TASK DESCRIPTION: Retype verbatim only the lines below, starting at the one that contains "Rebuild this chart" and ending at the one that contains "plt.rcParams['mathtext.it'] = 'Liberation". Pictures are excluded from the copy.

TASK INPUTS:
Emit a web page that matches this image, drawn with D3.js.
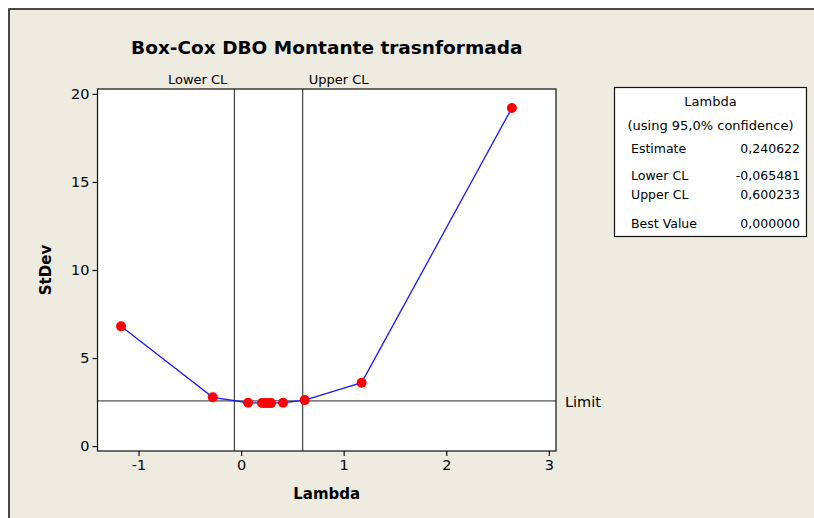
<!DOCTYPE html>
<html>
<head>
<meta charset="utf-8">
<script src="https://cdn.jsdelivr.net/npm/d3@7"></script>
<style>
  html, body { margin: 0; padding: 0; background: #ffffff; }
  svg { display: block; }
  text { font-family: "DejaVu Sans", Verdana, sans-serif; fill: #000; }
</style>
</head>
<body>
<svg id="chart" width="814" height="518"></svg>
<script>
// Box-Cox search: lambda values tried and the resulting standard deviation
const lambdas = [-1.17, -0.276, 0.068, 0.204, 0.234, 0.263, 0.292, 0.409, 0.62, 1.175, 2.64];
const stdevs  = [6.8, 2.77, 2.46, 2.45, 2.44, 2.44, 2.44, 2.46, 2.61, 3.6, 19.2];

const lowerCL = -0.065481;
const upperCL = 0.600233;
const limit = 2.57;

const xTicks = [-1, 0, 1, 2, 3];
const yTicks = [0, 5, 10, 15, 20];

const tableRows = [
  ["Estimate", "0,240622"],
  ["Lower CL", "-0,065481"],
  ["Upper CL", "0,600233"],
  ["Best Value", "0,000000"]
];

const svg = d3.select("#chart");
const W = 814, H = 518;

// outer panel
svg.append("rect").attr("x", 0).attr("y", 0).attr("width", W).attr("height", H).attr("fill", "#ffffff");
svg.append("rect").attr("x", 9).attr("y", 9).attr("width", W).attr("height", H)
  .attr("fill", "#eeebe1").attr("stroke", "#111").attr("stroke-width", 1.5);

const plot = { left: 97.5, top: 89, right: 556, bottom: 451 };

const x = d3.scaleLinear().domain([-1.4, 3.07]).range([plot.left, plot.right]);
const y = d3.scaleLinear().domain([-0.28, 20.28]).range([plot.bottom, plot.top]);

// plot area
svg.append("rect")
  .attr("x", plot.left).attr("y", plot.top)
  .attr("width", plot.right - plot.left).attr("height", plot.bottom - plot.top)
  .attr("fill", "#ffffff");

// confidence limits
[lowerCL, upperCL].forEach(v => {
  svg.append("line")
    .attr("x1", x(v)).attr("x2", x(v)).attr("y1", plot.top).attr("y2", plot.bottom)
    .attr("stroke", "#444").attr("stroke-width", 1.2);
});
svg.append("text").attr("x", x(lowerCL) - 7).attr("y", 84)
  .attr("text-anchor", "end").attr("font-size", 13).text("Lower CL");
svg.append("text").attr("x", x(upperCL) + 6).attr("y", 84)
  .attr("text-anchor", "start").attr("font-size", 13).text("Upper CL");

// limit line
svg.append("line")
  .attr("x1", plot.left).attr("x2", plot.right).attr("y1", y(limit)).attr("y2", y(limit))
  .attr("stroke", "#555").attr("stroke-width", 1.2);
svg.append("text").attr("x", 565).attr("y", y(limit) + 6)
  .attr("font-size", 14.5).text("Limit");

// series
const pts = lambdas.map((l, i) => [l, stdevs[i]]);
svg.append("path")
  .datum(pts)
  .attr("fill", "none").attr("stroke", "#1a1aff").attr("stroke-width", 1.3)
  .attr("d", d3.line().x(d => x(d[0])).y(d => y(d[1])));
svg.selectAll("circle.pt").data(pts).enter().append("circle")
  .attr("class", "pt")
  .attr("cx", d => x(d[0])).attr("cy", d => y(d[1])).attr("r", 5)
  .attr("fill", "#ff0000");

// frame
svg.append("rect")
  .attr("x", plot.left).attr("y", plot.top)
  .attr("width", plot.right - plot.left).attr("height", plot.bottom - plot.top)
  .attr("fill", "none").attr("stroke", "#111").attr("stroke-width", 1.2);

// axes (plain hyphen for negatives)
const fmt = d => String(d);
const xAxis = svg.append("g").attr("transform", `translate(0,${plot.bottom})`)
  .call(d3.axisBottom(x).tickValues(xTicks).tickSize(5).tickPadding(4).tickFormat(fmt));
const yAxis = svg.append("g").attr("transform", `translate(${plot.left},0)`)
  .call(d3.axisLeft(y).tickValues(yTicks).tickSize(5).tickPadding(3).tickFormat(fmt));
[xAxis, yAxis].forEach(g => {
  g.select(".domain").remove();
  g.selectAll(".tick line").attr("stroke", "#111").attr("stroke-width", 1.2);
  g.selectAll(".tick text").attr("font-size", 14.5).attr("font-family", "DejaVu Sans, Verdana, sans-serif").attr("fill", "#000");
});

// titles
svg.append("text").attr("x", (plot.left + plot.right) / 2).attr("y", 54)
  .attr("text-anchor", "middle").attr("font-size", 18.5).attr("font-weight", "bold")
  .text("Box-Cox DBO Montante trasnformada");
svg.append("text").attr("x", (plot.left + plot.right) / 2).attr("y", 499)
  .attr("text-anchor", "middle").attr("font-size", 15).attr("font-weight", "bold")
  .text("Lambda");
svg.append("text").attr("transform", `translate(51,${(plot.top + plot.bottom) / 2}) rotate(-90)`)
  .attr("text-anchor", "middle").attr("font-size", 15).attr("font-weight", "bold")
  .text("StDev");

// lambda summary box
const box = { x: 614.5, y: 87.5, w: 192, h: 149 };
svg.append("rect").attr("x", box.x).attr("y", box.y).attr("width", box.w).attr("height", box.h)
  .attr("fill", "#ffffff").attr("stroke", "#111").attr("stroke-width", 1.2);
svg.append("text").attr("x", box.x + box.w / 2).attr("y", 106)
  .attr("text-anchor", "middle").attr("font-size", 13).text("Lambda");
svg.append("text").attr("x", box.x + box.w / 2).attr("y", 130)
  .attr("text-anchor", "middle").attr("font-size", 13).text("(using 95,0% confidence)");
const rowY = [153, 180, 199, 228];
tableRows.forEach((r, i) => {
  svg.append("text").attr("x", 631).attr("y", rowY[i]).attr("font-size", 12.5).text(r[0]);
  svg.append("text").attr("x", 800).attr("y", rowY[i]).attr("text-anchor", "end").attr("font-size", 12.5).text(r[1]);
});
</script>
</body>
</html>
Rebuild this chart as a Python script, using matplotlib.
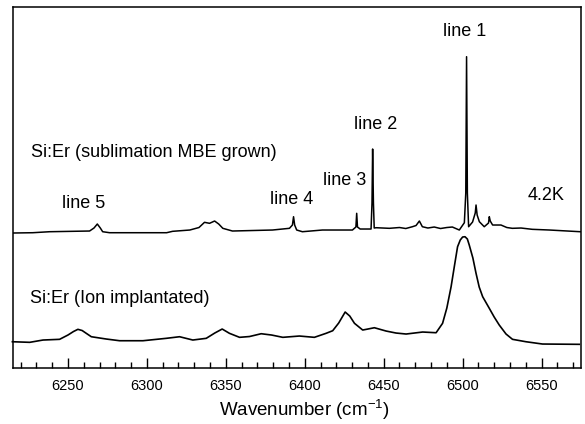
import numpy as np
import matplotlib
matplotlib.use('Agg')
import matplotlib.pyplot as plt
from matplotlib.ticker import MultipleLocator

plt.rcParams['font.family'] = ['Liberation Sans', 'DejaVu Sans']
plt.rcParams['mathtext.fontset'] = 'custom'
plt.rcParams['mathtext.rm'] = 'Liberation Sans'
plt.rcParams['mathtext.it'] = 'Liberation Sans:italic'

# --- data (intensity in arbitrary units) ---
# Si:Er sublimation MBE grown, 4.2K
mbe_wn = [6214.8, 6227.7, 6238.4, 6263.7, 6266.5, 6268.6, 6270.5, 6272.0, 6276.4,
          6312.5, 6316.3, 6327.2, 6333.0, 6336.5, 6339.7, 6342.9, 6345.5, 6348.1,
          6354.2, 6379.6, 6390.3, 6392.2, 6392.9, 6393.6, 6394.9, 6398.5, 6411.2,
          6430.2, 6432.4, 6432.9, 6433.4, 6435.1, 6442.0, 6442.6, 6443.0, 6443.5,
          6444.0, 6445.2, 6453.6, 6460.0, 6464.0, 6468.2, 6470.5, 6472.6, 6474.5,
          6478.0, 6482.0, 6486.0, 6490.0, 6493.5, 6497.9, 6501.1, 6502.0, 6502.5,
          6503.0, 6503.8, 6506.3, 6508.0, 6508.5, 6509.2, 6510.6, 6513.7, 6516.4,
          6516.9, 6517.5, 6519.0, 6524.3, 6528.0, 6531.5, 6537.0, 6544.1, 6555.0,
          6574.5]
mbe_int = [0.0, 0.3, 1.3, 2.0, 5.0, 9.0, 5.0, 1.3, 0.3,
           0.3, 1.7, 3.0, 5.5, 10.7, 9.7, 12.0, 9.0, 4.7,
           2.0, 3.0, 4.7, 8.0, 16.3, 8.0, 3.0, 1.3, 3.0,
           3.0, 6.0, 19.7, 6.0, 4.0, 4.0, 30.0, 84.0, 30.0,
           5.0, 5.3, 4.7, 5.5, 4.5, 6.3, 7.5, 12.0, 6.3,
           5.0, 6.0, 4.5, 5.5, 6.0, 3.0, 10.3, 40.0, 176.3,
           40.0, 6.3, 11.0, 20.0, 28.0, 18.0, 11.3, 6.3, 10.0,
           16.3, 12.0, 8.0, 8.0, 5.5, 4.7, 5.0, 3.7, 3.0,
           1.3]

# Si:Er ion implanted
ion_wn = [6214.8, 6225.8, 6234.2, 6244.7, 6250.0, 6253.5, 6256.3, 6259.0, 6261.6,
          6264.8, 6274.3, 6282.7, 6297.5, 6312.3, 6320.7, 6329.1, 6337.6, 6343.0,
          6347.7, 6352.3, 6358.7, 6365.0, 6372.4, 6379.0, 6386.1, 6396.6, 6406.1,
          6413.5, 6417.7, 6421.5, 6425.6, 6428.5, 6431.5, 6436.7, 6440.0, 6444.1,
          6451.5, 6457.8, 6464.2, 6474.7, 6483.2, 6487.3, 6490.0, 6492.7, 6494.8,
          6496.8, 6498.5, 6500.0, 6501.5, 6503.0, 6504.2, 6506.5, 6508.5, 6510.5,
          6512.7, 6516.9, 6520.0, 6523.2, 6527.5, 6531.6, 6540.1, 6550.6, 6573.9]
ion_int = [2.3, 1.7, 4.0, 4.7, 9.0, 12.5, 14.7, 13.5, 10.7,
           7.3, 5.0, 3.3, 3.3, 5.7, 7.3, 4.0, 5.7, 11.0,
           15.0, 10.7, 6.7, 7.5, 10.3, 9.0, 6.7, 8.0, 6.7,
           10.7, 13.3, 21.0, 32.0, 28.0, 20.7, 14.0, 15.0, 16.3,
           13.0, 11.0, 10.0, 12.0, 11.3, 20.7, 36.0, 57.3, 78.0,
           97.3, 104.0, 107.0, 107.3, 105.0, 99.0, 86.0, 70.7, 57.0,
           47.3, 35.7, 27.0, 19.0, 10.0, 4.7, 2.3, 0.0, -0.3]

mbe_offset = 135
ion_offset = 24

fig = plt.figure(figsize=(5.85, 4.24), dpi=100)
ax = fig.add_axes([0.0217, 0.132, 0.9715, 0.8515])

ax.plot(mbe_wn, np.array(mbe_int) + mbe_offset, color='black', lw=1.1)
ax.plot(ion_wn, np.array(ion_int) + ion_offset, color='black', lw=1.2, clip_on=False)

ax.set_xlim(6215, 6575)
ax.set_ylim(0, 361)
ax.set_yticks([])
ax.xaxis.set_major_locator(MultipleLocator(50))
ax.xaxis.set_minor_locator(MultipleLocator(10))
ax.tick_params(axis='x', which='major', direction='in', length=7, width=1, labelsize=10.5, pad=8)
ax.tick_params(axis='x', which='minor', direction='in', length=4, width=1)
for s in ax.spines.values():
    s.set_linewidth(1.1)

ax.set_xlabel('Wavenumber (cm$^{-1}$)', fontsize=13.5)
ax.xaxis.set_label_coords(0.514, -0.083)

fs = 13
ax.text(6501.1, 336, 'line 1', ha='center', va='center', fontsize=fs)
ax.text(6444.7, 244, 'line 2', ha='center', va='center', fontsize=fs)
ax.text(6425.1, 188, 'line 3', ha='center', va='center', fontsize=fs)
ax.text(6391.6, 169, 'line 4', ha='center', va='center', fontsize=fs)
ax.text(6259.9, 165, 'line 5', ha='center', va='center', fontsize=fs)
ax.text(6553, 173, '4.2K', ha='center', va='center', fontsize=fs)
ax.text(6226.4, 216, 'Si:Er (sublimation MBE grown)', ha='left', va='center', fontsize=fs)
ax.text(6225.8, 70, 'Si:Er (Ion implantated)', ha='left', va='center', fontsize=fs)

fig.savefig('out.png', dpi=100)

THE COMPLETED TASK:
Rebuild this chart as a Python script, using matplotlib.
import numpy as np
import matplotlib
matplotlib.use('Agg')
import matplotlib.pyplot as plt
from matplotlib.ticker import MultipleLocator

plt.rcParams['font.family'] = ['Liberation Sans', 'DejaVu Sans']
plt.rcParams['mathtext.fontset'] = 'custom'
plt.rcParams['mathtext.rm'] = 'Liberation Sans'
plt.rcParams['mathtext.it'] = 'Liberation Sans:italic'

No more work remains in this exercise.